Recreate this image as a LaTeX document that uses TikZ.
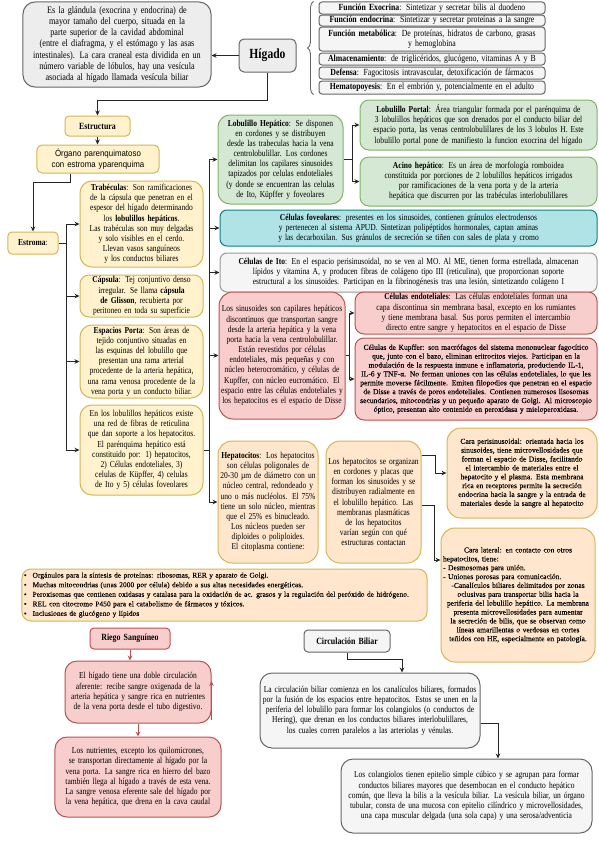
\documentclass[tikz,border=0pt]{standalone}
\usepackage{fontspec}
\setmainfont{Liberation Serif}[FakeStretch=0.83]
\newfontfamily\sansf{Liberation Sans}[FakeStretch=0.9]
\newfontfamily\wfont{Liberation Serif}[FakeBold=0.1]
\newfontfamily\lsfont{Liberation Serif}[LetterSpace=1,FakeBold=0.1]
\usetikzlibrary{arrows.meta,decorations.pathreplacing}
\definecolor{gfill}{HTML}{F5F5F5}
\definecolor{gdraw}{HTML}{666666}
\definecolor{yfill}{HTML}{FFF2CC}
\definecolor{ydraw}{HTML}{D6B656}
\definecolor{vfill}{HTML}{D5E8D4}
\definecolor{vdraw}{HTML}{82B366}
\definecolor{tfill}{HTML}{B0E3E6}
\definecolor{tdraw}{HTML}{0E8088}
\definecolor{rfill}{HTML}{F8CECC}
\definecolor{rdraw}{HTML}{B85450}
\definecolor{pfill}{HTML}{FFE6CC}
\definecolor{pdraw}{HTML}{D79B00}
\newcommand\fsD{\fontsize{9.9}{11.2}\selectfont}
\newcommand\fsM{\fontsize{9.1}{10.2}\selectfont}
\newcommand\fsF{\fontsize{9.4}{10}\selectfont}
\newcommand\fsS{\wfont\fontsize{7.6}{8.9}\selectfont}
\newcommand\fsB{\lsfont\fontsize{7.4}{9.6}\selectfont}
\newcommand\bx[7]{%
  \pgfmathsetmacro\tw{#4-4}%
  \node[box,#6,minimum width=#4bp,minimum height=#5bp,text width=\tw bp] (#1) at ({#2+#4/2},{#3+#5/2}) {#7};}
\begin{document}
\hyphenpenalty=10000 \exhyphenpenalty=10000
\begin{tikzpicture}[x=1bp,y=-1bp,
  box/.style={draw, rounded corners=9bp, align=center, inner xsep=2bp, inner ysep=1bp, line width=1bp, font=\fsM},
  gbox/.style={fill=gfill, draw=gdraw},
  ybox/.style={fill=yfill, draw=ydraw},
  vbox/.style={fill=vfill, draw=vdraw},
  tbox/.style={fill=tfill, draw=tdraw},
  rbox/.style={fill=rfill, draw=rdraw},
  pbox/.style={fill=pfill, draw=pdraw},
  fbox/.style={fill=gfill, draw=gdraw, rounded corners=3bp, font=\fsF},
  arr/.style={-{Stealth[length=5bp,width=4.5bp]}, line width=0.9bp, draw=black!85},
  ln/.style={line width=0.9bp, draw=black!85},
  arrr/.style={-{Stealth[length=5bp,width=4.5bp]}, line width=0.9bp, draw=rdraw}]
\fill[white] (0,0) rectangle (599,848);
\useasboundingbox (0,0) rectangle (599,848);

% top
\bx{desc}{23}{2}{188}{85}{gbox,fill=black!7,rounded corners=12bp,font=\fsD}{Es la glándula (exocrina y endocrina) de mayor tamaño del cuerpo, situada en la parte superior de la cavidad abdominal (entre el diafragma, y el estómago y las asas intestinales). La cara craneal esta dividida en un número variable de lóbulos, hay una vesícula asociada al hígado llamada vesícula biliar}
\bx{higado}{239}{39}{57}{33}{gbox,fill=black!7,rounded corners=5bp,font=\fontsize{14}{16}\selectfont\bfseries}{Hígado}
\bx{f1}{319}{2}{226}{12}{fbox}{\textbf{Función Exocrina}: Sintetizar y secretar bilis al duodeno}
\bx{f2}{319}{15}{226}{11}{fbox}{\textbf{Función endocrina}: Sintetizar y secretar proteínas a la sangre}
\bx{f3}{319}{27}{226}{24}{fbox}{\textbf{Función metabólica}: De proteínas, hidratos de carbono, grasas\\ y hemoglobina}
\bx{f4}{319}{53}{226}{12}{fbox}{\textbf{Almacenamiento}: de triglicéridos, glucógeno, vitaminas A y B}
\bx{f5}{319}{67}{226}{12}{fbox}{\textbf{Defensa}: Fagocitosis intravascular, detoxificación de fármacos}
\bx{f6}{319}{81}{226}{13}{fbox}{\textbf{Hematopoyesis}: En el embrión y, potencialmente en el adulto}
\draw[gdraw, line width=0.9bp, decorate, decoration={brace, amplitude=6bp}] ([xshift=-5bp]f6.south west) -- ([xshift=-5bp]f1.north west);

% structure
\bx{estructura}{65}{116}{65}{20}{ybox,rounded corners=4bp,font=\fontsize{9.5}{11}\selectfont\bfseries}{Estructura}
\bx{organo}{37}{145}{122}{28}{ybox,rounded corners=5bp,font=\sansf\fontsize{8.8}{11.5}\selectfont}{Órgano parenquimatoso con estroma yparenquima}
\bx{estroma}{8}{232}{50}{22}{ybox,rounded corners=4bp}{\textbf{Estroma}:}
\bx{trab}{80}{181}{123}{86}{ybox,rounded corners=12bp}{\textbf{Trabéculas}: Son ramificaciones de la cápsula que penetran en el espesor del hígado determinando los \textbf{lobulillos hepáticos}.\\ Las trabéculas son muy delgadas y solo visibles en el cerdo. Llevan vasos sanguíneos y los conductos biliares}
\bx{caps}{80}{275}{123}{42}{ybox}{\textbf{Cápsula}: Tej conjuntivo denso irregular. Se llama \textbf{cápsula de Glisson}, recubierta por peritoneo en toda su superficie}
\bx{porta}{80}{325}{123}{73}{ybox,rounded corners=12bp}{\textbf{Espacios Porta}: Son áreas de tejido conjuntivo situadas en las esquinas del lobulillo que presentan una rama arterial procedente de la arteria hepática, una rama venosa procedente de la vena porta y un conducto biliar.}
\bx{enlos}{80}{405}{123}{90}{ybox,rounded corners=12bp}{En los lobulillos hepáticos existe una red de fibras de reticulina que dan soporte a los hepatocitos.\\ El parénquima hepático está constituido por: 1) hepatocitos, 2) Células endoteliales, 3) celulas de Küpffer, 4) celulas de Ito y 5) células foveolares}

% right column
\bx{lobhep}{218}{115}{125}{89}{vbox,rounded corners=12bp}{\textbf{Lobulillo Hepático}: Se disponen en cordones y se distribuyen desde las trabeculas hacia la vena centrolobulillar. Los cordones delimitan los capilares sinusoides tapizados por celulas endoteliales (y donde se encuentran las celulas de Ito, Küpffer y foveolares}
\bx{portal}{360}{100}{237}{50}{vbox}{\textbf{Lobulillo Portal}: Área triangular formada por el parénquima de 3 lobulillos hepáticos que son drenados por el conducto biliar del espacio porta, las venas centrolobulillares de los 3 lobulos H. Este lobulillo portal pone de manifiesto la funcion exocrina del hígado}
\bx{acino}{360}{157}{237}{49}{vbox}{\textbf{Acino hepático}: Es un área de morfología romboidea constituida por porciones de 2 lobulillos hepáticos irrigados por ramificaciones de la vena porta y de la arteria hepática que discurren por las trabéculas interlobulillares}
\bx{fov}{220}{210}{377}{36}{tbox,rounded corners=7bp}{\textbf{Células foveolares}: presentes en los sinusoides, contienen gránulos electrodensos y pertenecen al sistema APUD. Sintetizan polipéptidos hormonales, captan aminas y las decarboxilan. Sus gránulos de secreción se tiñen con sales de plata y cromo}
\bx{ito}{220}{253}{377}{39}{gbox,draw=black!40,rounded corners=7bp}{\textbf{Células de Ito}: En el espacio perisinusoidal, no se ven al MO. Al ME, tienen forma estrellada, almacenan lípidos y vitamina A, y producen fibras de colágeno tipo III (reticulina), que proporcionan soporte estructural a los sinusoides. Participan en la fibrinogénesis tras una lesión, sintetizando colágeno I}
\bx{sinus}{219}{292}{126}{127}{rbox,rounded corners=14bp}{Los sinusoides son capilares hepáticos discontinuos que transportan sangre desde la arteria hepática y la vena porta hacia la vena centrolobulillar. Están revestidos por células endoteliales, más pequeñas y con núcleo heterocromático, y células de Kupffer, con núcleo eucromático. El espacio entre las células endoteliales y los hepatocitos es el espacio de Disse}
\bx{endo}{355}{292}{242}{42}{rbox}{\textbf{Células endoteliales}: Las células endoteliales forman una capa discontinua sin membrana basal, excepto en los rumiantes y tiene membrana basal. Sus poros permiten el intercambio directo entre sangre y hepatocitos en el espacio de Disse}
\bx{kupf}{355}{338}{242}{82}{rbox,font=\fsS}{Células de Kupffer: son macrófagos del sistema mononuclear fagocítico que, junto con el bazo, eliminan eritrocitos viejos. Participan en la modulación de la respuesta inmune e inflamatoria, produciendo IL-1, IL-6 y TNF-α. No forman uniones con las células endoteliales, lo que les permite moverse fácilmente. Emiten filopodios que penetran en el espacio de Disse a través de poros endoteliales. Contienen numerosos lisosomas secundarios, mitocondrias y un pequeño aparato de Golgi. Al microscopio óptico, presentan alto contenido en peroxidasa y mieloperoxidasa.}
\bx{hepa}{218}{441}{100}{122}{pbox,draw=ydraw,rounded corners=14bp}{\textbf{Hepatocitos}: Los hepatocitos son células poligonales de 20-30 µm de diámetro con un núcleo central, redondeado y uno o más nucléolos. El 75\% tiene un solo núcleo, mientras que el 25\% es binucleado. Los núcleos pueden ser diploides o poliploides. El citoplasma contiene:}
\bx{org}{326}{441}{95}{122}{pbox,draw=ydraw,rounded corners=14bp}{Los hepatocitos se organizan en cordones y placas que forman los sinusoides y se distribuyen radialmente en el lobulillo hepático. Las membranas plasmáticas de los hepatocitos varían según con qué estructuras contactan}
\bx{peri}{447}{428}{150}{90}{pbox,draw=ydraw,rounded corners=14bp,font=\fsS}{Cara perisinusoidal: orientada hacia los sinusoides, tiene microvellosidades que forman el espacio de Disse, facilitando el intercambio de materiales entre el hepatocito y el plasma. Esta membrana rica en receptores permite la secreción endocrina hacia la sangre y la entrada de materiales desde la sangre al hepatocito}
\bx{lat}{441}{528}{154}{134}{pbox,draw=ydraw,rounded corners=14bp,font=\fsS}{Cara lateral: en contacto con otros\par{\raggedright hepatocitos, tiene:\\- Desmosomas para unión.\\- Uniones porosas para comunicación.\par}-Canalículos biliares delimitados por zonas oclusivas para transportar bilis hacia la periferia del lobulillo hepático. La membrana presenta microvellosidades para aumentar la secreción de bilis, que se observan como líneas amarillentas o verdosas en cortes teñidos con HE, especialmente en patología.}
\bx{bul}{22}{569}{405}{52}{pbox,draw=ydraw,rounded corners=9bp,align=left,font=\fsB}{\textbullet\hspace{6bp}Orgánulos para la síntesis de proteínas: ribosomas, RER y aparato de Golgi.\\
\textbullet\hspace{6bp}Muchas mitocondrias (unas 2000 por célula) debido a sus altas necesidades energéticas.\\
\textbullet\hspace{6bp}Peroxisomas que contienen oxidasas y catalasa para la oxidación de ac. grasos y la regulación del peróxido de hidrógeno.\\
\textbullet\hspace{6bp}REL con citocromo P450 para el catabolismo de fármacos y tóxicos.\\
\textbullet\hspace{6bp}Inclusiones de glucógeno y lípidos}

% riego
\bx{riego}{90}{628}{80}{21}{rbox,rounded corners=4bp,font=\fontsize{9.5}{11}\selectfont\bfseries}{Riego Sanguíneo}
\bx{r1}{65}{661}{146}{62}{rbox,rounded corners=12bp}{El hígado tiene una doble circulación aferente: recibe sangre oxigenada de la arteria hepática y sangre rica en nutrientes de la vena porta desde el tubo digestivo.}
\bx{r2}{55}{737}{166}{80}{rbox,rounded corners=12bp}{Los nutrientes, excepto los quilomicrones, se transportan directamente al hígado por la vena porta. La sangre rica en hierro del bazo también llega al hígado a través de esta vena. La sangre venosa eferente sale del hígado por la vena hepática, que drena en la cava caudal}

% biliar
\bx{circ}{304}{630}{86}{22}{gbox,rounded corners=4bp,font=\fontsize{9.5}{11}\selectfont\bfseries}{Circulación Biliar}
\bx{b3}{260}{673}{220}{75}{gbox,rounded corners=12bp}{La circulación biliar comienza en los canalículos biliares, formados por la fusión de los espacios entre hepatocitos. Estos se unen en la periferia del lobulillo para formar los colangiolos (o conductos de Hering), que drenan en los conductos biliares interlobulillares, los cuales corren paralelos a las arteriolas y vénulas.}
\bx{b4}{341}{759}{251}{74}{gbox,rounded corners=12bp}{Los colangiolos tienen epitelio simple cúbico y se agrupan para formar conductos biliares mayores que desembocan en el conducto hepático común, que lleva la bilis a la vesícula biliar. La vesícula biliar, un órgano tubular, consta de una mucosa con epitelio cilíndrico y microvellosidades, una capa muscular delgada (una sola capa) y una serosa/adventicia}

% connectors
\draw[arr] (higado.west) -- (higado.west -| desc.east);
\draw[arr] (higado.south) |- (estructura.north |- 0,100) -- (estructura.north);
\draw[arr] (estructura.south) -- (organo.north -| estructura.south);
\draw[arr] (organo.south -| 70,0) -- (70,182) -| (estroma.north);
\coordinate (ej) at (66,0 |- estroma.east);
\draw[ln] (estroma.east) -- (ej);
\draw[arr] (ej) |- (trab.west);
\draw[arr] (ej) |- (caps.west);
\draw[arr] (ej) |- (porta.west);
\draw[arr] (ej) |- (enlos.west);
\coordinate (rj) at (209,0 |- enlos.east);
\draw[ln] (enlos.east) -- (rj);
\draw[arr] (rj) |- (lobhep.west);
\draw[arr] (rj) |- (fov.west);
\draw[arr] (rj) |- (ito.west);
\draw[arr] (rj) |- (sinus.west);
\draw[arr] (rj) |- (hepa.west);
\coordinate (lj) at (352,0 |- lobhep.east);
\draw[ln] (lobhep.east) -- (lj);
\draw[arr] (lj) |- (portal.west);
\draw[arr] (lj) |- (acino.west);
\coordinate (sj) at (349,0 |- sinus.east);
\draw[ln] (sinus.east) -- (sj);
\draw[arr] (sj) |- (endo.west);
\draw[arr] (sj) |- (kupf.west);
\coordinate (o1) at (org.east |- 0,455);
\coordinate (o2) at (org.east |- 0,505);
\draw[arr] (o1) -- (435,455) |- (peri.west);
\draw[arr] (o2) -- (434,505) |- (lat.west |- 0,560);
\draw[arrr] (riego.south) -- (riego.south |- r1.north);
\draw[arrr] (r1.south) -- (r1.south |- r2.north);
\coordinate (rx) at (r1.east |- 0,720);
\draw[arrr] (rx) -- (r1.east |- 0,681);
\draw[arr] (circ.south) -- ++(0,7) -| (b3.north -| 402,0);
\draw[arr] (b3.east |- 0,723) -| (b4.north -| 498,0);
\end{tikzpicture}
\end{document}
########
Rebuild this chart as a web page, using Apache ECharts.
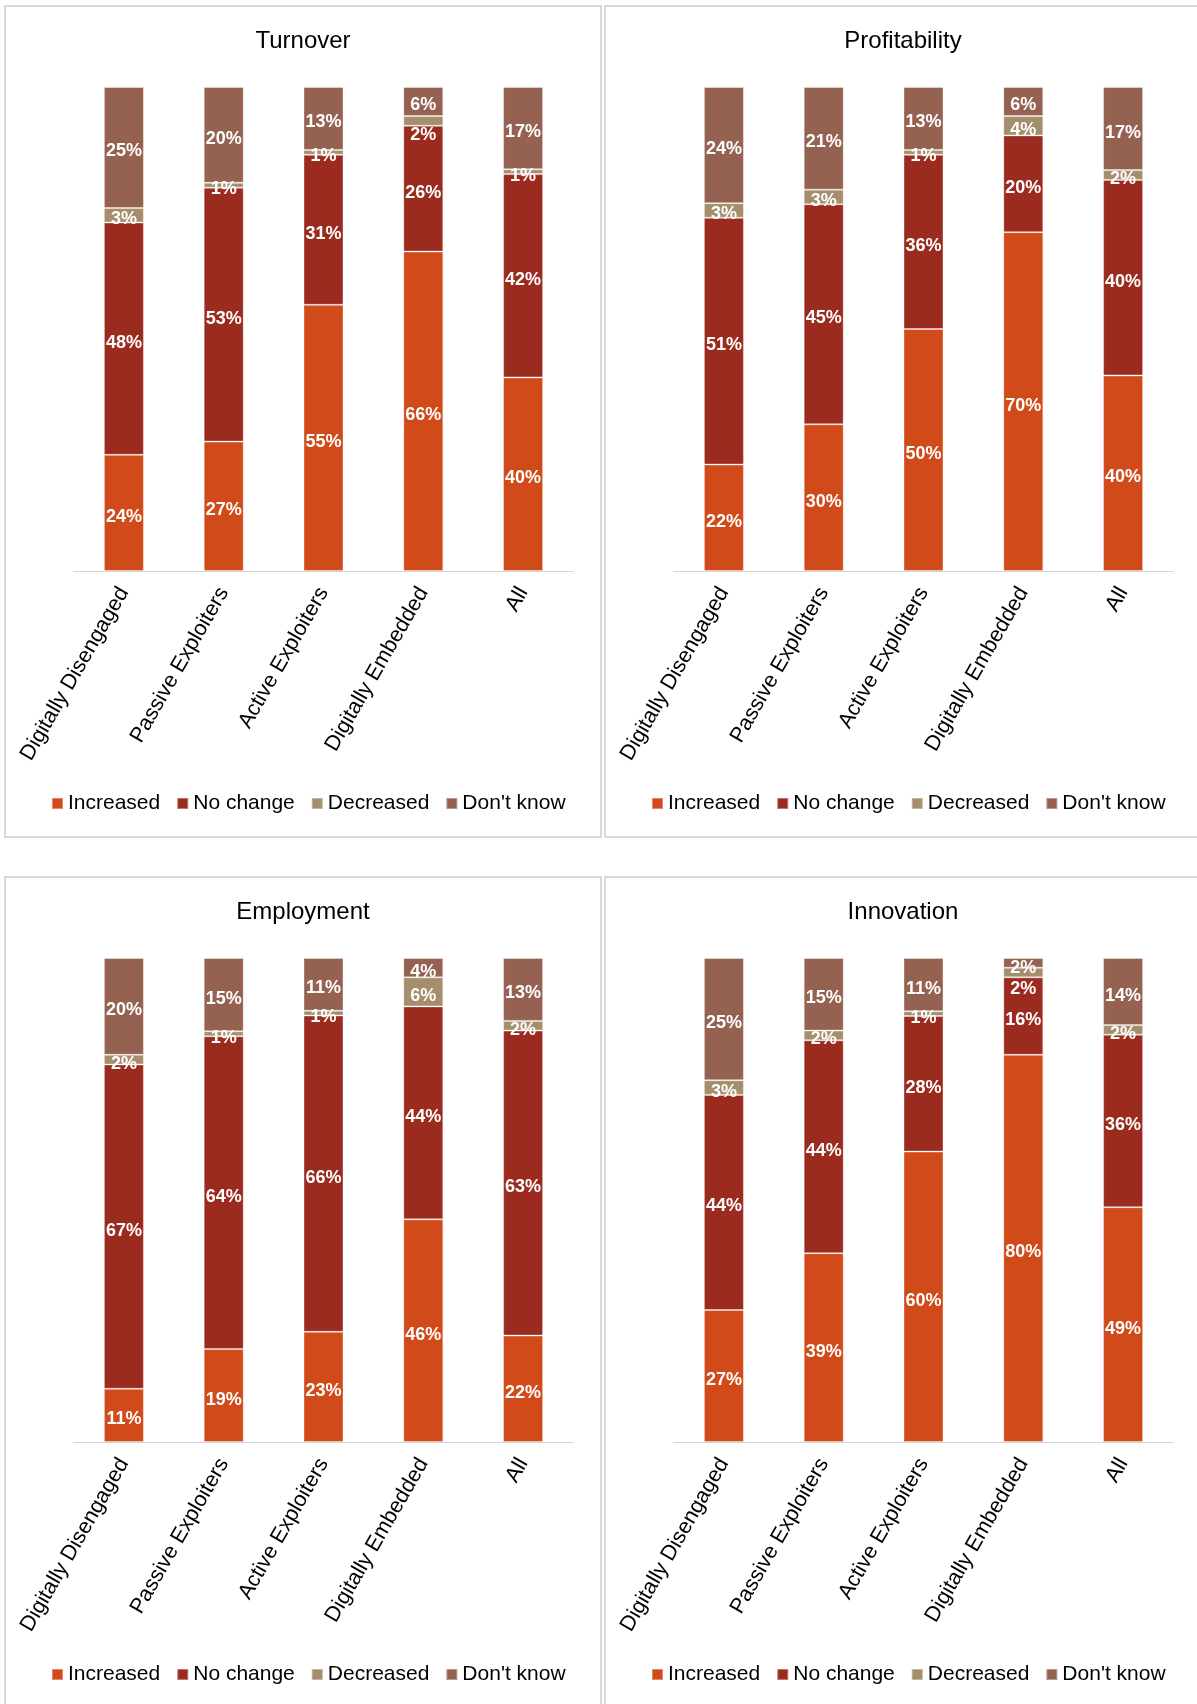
########
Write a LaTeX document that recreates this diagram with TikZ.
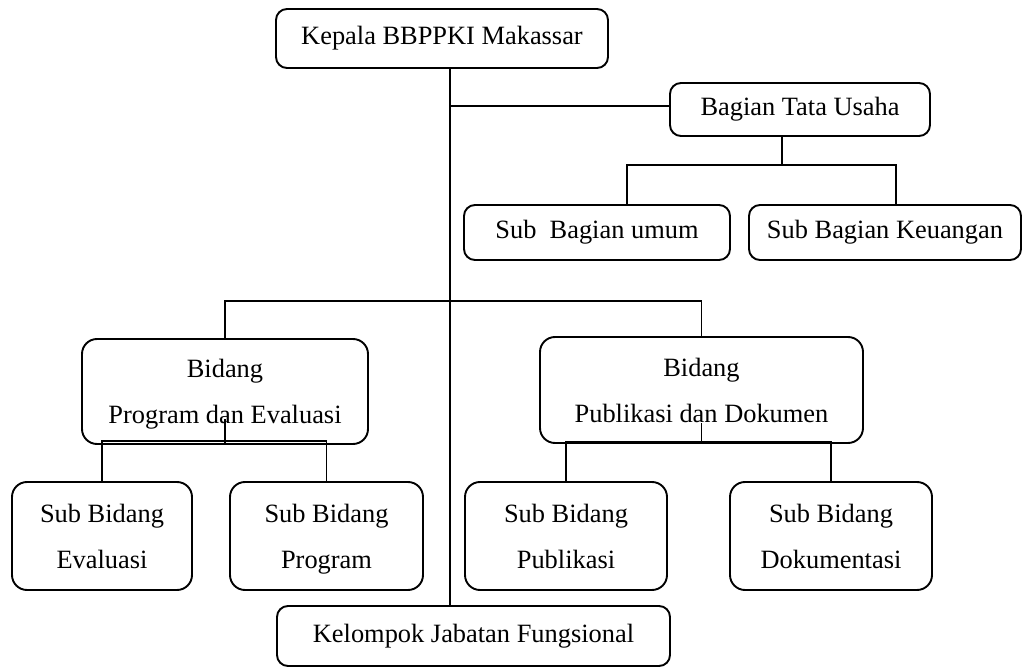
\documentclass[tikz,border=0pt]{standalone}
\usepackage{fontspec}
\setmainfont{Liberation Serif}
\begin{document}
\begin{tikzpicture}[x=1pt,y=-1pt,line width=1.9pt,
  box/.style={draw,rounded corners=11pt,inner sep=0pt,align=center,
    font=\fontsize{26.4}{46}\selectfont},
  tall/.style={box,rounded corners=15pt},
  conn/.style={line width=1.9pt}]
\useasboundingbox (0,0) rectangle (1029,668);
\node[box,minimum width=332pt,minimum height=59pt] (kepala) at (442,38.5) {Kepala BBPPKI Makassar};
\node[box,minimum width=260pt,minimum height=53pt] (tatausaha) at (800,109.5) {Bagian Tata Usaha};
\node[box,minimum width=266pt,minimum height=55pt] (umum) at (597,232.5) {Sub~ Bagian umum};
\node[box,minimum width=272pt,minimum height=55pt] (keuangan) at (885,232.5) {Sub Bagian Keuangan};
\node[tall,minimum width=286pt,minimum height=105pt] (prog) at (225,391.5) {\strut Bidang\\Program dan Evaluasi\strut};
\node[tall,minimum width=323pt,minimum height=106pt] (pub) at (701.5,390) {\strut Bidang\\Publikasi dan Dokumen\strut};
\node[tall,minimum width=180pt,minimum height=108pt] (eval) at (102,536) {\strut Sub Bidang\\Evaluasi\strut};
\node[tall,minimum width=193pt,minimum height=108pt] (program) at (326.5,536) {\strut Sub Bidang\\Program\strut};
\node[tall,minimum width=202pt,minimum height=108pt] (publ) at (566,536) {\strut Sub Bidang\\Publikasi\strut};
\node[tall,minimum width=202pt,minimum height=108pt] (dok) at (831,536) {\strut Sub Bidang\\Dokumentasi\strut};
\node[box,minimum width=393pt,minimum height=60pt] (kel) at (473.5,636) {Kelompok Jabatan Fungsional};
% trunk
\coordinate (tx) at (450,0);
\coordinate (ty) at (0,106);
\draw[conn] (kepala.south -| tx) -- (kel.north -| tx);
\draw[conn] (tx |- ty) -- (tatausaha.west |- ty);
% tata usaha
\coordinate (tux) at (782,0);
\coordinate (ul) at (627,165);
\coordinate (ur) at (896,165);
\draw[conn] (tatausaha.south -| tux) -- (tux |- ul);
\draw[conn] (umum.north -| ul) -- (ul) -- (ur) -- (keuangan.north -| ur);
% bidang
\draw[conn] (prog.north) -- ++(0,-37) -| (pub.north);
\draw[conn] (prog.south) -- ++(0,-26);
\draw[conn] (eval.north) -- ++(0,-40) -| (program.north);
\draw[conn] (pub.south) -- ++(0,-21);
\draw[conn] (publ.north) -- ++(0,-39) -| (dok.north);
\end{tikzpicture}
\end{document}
########
What the exercise asks: Check every line of the listing for the string "this" and report how many lines have it, as a number alone.

The reply: 3